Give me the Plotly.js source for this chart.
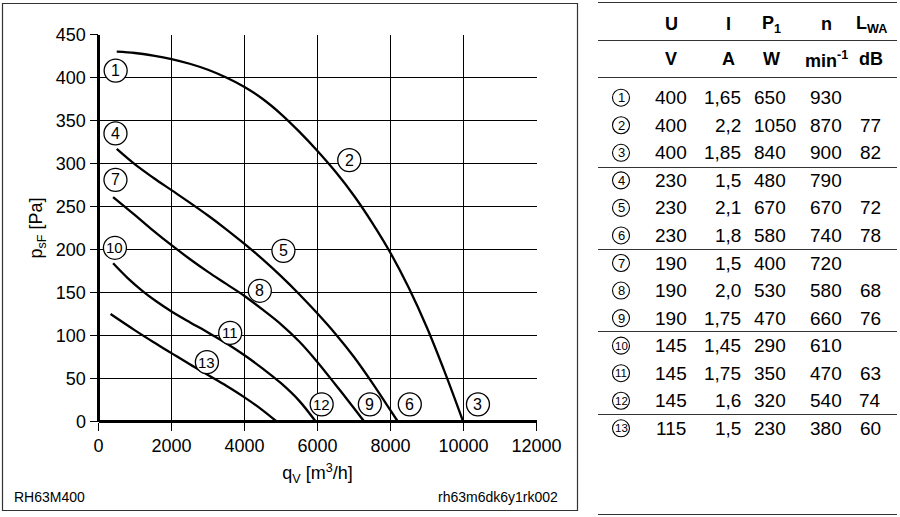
<!DOCTYPE html>
<html><head><meta charset="utf-8">
<script src="https://cdn.plot.ly/plotly-3.0.1.min.js"></script>
<style>html,body{margin:0;padding:0;background:#fff}#chart{width:900px;height:517px}</style>
</head><body><div id="chart"></div><script>
// ---- fan curves (q_V in m3/h, p_sF in Pa) ----
const q123 = [500,1000,1500,2000,2500,3000,3500,4000,4500,5000,5500,6000,6500,7000,7500,8000,8500,9000,9500,9990];
const p123 = [430,428.5,425.5,421.5,416,409,400,389,375,357.5,337,314.5,290,262.5,231,196,155.5,109,56,0];
const q456 = [500,1000,1500,2000,2500,3000,3500,4000,4500,5000,5500,6000,6500,7000,7500,8000,8200];
const p456 = [317,299,283.5,269,254.5,239.5,223.5,206.5,188.5,169,148,125.5,101.5,75,45,13,0];
const q789 = [400,1000,1500,2000,2500,3000,3500,4000,4500,5000,5500,6000,6500,7000,7280];
const p789 = [261,240,222,205,189,174,160,146,130,113,93,69,42.5,15.5,0];
const q101112 = [400,800,1200,1600,2000,2500,3000,3500,4000,4500,5000,5500,5950];
const p101112 = [184,166.8,152,139.2,128,115.5,103.5,91,77,61.5,44.5,24,0];
const q13 = [330,1000,1500,2000,2500,3000,3500,4000,4500,4880];
const p13 = [125,106,92.5,79.5,66.5,54,41.5,28,13,0];

// ---- operating point labels on the chart ----
const labelNames = ['1','2','3','4','5','6','7','8','9','10','11','12','13'];
const labelQ = [470,6870,10396,465,5066,8529,465,4420,7435,450,3608,6114,2970];
const labelP = [408,304,20,335,198.5,20,281,152,20,202,103,20,69];

// ---- axis ticks ----
const xTicks = [0,2000,4000,6000,8000,10000,12000];
const yTicks = [0,50,100,150,200,250,300,350,400,450];

// ---- table ----
const headTop = ['U','I','P<sub>1</sub>','n','L<sub>WA</sub>'];
const headUnit = ['V','A','W','min<sup>-1</sup>','dB'];
const tableU = ['400','400','400','230','230','230','190','190','190','145','145','145','115'];
const tableI = ['1,65','2,2','1,85','1,5','2,1','1,8','1,5','2,0','1,75','1,45','1,75','1,6','1,5'];
const tableP = ['650','1050','840','480','670','580','400','530','470','290','350','320','230'];
const tableN = ['930','870','900','790','670','740','720','580','660','610','470','540','380'];
const tableL = ['','77','82','','72','78','','68','76','','63','74','60'];
const modelLeft = 'RH63M400';
const modelRight = 'rh63m6dk6y1rk002';

const FONT = '"Liberation Sans", Arial, Helvetica, sans-serif';
const curveLine = {color:'#000', width:2.3, shape:'spline', smoothing:1};

const traces = [];
[[q123,p123],[q456,p456],[q789,p789],[q101112,p101112],[q13,p13]].forEach(c => {
  traces.push({type:'scatter', mode:'lines', x:c[0], y:c[1], line:curveLine, hoverinfo:'skip', xaxis:'x', yaxis:'y'});
});
// circles of the chart labels
traces.push({
  type:'scatter', mode:'markers', x:labelQ, y:labelP,
  marker:{symbol:'circle', size:23, color:'#fff', line:{color:'#000', width:1.3}},
  hoverinfo:'skip', xaxis:'x', yaxis:'y', cliponaxis:false
});

// table geometry (pixel coordinates on hidden axis x2/y2)
const rowY0 = 97.7, rowStep = 27.55;
const rowYs = tableU.map((_, i) => rowY0 + i*rowStep);
traces.push({
  type:'scatter', mode:'markers', x:rowYs.map(() => 621), y:rowYs,
  marker:{symbol:'circle', size:17, color:'#fff', line:{color:'#000', width:1.1}},
  hoverinfo:'skip', xaxis:'x2', yaxis:'y2', cliponaxis:false
});

const annotations = [];
labelNames.forEach((t, i) => {
  annotations.push({xref:'x', yref:'y', x:labelQ[i], y:labelP[i], text:t, showarrow:false, xanchor:'center', yanchor:'middle',
    font:{family:FONT, size:t.length > 1 ? 15 : 16, color:'#000'}});
  annotations.push({xref:'x2', yref:'y2', x:621, y:rowYs[i], text:t, showarrow:false, xanchor:'center', yanchor:'middle',
    font:{family:FONT, size:t.length > 1 ? 11.5 : 13, color:'#000'}});
});
const colX = [671, 728, 771, 826, 871];
headTop.forEach((t, i) => annotations.push({xref:'x2', yref:'y2', x:colX[i], y:24, text:'<b>'+t+'</b>', showarrow:false, xanchor:'center', yanchor:'middle', font:{family:FONT, size:18, color:'#000'}}));
headUnit.forEach((t, i) => annotations.push({xref:'x2', yref:'y2', x:colX[i], y:59, text:'<b>'+t+'</b>', showarrow:false, xanchor:'center', yanchor:'middle', font:{family:FONT, size:18, color:'#000'}}));
const cellFont = {family:FONT, size:19, color:'#000'};
rowYs.forEach((y, i) => {
  annotations.push({xref:'x2', yref:'y2', x:671, y:y, text:tableU[i], showarrow:false, xanchor:'center', yanchor:'middle', font:cellFont});
  annotations.push({xref:'x2', yref:'y2', x:743, y:y, text:tableI[i], showarrow:false, xanchor:'right', yanchor:'middle', font:cellFont});
  annotations.push({xref:'x2', yref:'y2', x:752, y:y, text:tableP[i], showarrow:false, xanchor:'left', yanchor:'middle', font:cellFont});
  annotations.push({xref:'x2', yref:'y2', x:826, y:y, text:tableN[i], showarrow:false, xanchor:'center', yanchor:'middle', font:cellFont});
  if (tableL[i]) annotations.push({xref:'x2', yref:'y2', x:870, y:y, text:tableL[i], showarrow:false, xanchor:'center', yanchor:'middle', font:cellFont});
});
annotations.push({xref:'x2', yref:'y2', x:12, y:497, text:modelLeft, showarrow:false, xanchor:'left', yanchor:'middle', font:{family:FONT, size:14, color:'#000'}});
annotations.push({xref:'x2', yref:'y2', x:560, y:497, text:modelRight, showarrow:false, xanchor:'right', yanchor:'middle', font:{family:FONT, size:14, color:'#000'}});

const shapes = [];
// chart frame
shapes.push({type:'rect', xref:'x2', yref:'y2', x0:2.5, x1:577.5, y0:3.5, y1:510.5, line:{color:'#333', width:1.2}, fillcolor:'rgba(0,0,0,0)'});
// table rules
[2.5, 40.5, 77.5, 167.5, 249.5, 331.5, 414.5, 514.5].forEach(y => {
  shapes.push({type:'line', xref:'x2', yref:'y2', x0:598, x1:897, y0:y, y1:y, line:{color:'#333', width:1.2}});
});

const axisCommon = {
  showgrid:true, gridcolor:'#000', gridwidth:1.5,
  zeroline:true, zerolinecolor:'#000', zerolinewidth:2.4, showline:false,
  ticks:'outside', ticklen:8, tickwidth:1.5, tickcolor:'#000',
  tickfont:{family:FONT, size:18, color:'#000'}, fixedrange:true
};
const layout = {
  width:900, height:517,
  margin:{l:0, r:0, t:0, b:0},
  paper_bgcolor:'#fff', plot_bgcolor:'rgba(0,0,0,0)',
  showlegend:false,
  font:{family:FONT, size:18, color:'#000'},
  xaxis:Object.assign({}, axisCommon, {
    domain:[98.5/900, 536.5/900], range:[0,12000], tickvals:xTicks, ticktext:xTicks.map(String),
    title:{text:'q<sub>V</sub> [m<sup>3</sup>/h]', font:{family:FONT, size:18, color:'#000'}, standoff:11},
    anchor:'y'
  }),
  yaxis:Object.assign({}, axisCommon, {
    domain:[95.5/517, 482.5/517], range:[0,450], tickvals:yTicks, ticktext:yTicks.map(String),
    title:{text:'p<sub>sF</sub> [Pa]', font:{family:FONT, size:18, color:'#000'}, standoff:8},
    anchor:'x'
  }),
  xaxis2:{domain:[0,1], range:[0,900], visible:false, anchor:'y2', fixedrange:true},
  yaxis2:{domain:[0,1], range:[517,0], visible:false, anchor:'x2', fixedrange:true},
  annotations:annotations,
  shapes:shapes
};

Plotly.newPlot('chart', traces, layout, {displayModeBar:false, staticPlot:true});
</script></body></html>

⁂

§ Goal of the exercise
Output exactly the span of lines from the top of the listing through the line holding "const yTicks = [0,50,100,150,200,250,300,350,400,450];", and leave every picture out.

§ Task response
Give me the Plotly.js source for this chart.
<!DOCTYPE html>
<html><head><meta charset="utf-8">
<script src="https://cdn.plot.ly/plotly-3.0.1.min.js"></script>
<style>html,body{margin:0;padding:0;background:#fff}#chart{width:900px;height:517px}</style>
</head><body><div id="chart"></div><script>
// ---- fan curves (q_V in m3/h, p_sF in Pa) ----
const q123 = [500,1000,1500,2000,2500,3000,3500,4000,4500,5000,5500,6000,6500,7000,7500,8000,8500,9000,9500,9990];
const p123 = [430,428.5,425.5,421.5,416,409,400,389,375,357.5,337,314.5,290,262.5,231,196,155.5,109,56,0];
const q456 = [500,1000,1500,2000,2500,3000,3500,4000,4500,5000,5500,6000,6500,7000,7500,8000,8200];
const p456 = [317,299,283.5,269,254.5,239.5,223.5,206.5,188.5,169,148,125.5,101.5,75,45,13,0];
const q789 = [400,1000,1500,2000,2500,3000,3500,4000,4500,5000,5500,6000,6500,7000,7280];
const p789 = [261,240,222,205,189,174,160,146,130,113,93,69,42.5,15.5,0];
const q101112 = [400,800,1200,1600,2000,2500,3000,3500,4000,4500,5000,5500,5950];
const p101112 = [184,166.8,152,139.2,128,115.5,103.5,91,77,61.5,44.5,24,0];
const q13 = [330,1000,1500,2000,2500,3000,3500,4000,4500,4880];
const p13 = [125,106,92.5,79.5,66.5,54,41.5,28,13,0];

// ---- operating point labels on the chart ----
const labelNames = ['1','2','3','4','5','6','7','8','9','10','11','12','13'];
const labelQ = [470,6870,10396,465,5066,8529,465,4420,7435,450,3608,6114,2970];
const labelP = [408,304,20,335,198.5,20,281,152,20,202,103,20,69];

// ---- axis ticks ----
const xTicks = [0,2000,4000,6000,8000,10000,12000];
const yTicks = [0,50,100,150,200,250,300,350,400,450];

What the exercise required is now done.